> [DATA EXCERPT]

----

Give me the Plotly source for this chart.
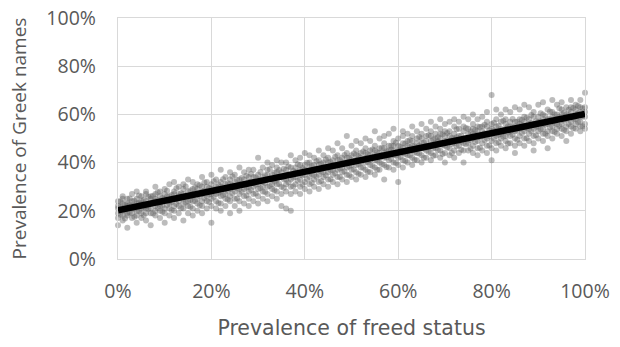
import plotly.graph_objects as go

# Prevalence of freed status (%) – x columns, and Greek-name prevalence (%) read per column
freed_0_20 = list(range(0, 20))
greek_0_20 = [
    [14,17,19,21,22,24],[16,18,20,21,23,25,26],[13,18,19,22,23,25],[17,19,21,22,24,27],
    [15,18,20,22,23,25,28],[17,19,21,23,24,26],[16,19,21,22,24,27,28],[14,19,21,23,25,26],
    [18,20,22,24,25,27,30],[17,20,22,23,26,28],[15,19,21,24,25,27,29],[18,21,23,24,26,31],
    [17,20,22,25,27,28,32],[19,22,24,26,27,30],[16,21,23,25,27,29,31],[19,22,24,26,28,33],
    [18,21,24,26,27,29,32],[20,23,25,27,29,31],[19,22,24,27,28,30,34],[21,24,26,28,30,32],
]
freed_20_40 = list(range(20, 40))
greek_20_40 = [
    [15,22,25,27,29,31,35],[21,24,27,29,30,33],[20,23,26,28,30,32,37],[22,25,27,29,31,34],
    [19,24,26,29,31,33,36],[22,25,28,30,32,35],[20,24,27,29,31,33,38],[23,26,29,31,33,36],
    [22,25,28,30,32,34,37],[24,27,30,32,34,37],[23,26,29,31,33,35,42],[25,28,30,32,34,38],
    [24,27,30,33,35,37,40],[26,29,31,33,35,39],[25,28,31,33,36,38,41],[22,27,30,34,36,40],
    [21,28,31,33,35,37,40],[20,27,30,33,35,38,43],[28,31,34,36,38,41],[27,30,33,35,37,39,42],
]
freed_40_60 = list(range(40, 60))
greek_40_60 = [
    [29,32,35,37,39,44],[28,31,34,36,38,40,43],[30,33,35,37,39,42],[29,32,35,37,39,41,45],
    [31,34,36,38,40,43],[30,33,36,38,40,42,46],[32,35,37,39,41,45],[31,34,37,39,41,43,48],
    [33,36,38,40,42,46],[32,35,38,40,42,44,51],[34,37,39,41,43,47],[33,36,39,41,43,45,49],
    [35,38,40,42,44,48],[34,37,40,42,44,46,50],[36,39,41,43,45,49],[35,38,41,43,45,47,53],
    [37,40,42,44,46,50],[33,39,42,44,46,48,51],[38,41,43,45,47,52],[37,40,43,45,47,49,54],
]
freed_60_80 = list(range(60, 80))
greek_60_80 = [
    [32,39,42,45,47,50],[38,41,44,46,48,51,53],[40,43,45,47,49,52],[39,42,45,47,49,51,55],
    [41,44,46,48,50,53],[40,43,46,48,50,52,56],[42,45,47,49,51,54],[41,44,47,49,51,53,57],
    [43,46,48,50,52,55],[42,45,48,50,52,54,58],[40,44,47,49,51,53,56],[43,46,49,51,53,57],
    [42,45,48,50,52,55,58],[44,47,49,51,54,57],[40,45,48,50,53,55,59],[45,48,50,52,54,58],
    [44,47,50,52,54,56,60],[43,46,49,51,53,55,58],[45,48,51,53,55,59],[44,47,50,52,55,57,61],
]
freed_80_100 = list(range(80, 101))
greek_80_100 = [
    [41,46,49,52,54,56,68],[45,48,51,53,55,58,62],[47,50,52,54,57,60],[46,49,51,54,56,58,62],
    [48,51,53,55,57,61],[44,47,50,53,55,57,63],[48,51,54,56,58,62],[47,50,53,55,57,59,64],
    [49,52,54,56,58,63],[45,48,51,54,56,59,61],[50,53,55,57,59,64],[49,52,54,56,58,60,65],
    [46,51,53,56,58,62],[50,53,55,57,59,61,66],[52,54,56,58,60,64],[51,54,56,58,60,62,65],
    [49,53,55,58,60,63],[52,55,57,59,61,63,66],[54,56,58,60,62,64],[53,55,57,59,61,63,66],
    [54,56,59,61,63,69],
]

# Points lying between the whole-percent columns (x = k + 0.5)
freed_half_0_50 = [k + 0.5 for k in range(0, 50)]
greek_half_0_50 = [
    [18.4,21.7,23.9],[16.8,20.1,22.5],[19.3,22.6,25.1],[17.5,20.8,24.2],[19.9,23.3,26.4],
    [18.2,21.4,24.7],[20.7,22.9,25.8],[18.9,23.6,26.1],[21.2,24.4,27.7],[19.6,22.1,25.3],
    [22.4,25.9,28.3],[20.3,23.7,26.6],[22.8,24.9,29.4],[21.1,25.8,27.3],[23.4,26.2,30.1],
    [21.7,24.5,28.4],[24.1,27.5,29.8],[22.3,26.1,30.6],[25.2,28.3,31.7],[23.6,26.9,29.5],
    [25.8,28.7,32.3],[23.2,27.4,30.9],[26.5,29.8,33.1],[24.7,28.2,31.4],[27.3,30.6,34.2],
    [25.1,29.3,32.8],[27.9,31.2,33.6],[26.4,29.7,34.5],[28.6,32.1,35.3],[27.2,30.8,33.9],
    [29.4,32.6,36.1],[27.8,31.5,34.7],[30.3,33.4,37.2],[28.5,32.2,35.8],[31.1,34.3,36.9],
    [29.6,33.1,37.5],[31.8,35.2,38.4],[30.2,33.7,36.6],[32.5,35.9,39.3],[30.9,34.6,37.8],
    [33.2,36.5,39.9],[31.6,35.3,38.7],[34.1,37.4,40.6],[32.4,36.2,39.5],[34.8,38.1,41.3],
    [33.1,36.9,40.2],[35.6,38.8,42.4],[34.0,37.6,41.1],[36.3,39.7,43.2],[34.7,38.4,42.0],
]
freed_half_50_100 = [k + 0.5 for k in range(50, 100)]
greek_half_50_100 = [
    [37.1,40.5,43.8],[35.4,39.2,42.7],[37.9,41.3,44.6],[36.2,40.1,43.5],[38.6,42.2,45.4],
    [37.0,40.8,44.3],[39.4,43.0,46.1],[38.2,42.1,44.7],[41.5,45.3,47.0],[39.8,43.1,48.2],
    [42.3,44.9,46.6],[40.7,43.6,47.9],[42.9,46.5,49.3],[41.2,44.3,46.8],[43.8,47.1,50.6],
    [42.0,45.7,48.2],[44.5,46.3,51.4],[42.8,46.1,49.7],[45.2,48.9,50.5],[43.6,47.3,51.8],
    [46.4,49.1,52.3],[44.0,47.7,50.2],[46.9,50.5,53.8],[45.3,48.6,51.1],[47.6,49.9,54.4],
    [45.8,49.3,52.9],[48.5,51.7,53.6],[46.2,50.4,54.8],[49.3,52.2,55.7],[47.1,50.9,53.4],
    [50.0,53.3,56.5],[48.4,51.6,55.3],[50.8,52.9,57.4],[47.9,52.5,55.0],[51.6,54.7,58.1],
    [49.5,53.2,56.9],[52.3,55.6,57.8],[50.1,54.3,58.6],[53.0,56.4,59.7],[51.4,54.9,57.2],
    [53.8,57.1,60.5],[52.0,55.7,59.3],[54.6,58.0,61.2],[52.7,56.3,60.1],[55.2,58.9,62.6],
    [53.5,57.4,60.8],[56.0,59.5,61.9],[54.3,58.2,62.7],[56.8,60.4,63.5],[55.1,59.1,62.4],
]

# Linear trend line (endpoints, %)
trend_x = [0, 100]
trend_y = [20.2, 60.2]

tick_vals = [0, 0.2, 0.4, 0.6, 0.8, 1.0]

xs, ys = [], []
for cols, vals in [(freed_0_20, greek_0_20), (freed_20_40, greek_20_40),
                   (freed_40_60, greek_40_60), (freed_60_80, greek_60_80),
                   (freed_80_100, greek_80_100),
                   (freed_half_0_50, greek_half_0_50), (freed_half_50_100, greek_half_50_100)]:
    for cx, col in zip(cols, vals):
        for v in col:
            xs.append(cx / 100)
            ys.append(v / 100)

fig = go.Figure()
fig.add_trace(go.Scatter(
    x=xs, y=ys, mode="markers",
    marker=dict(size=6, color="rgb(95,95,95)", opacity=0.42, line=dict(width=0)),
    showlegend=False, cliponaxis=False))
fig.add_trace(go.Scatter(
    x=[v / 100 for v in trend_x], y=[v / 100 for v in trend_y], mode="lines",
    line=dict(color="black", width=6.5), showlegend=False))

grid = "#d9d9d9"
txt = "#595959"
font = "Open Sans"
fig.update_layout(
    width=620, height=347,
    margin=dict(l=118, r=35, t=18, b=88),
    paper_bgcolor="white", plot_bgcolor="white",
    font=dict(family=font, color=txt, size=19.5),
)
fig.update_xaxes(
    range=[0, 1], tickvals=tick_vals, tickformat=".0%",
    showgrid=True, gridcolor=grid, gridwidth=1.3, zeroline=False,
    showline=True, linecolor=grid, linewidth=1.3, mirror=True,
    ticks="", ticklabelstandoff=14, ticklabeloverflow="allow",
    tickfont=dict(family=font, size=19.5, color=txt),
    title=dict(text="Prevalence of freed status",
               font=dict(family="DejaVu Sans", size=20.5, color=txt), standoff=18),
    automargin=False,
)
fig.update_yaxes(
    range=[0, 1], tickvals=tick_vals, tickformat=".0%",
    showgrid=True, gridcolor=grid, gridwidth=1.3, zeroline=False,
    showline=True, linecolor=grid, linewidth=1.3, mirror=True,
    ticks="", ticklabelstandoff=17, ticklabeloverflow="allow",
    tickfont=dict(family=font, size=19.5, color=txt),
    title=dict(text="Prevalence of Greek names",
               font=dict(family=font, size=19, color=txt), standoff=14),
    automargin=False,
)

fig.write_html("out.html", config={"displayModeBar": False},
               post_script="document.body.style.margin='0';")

----

> [WRITTEN EXERCISE] Go from the first line of the data above to the line containing "import plotly.graph_objects as go" and retype exactly those lines, both included, but none of the pictures.

> [RESPONSE BELOW]
Give me the Plotly source for this chart.
import plotly.graph_objects as go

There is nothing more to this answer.